COCと独立経営<917>鼎(かなえ)の軽重問われる価格調査 – 関 匤

何度も書きますが、ガソリン価格補助事業の前提となる石油情報センター調査価格を全く信用しておりません。
というよりも、ガソリンの実売価格を調査するには自己申告やサンプルのヒアリングでは把握できません。売り手側には実売価格を出すよりも高値を報告するインセンティブが働きます。消費者が高値イメージを持つ方がいろいろやりやすいでしょう。

資源エネルギー庁が本気の実売価格を調査したいならば、元売各社にオンラインPOSデータの提供を求めることです。全農も統一POSがあるので協力をお願いすれば良いでしょう。というか外部に委託費を払うならば、SS事業者に情報提供料を払えばどうでしょう(笑)。報告に責任が生じるので正確なデータを得られるでしょう。

エネ庁の調査は「全国平均価格」として公表されて、新聞・テレビで報道されます。メディアは役所の発表やリーク情報で成り立っているので、何の疑問も抱かずに垂れ流すことになります。
消費者にとって「全国平均」は意味がありません。SSの商圏範囲は半径2㎞程度ですから、個々の消費者が居る「局地市況」が本当の価格となります。消費者が欲しいのはこの情報です。


業界にあって一番参考にできる価格調査はWEBの「gogo.gs」です。
サイトに登録した消費者及びSS事業者も参加しています。価格投稿者の“身元”が明らかなので情報確度に対する責任は相当に担保されます。
SS事業者も登録すれば、ネット上に価格看板とカード値引きを表示できます。消費者の登録者に対して「当店は割安」を訴求できます。積極的に価格投稿するインセンティブが働きます。
そして当然、企業名SS名の実名表示です。

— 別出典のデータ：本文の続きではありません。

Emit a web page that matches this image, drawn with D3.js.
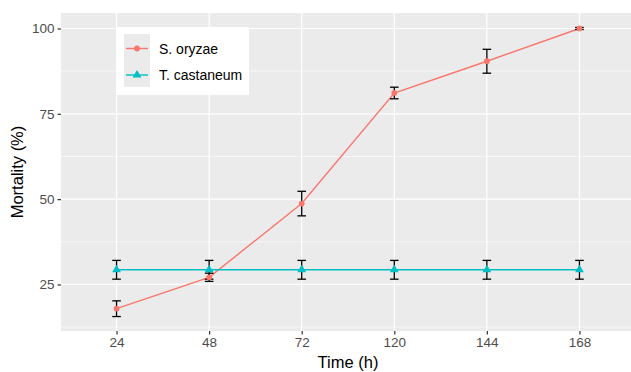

このサイトは毎日、「全国ガソリン価格ランキング」を更新しています。全国平均を30円以上も下回っています。まさにガソリンは「局地価格」である裏付けです。
凄いですね、1月14日時点で「150円台」がランキングされています。

エネ庁調査とgogo.gsの決定的な違いは、まさにここです。「SSが本人確認された価格」なのか否かの違いです。私が後者に信を置く理由です。

2つを比べてみました。1月15日時点でエネ庁は「1月7日」、gogoは「1月14日」の都道府県平均価格です。

1週間のタイムラグがあります。14日は7日に対して元売通告ベースで「1リットル4円値上げ」されています。gogoの価格は7日に比べて高くなっています。
それで全国平均でgogoはエネ庁より3円強安く出ています。14日には値上げによりこの差は6円前後に広がるでしょう。
最安値県では4円前後の差異があります。14日になれば7円前後に開くでしょう。最高値県は1円程度の差異ですが、この値差も14日は広がります。

この最高値県ですが、エネ庁とgogoに著しい乖離が見られる県があります。例えば鹿児島県です。平均でgogoが「▲7.5円」は調査として大き過ぎませんか。しかもgogoは値上げを織り込んでいますから、14日調査のエネ庁と下手すれば10円以上の差異が生じる可能性があります。


異なる調査でこれほど誤差が出てしまうと、補助金支給は「鼎(かなえ)の軽重を問われる」と過言を恐れず述べます。
公共工事並みの巨額の補助金を投入しているのです。大企業も巨額投資案件に対しては、徹底した「デューデリジェンス」(案件精査)を行います。
であれば、補助事業の大前提となる「ガソリン価格のデューデリジェンス」が不可欠ではなかったでしょうか?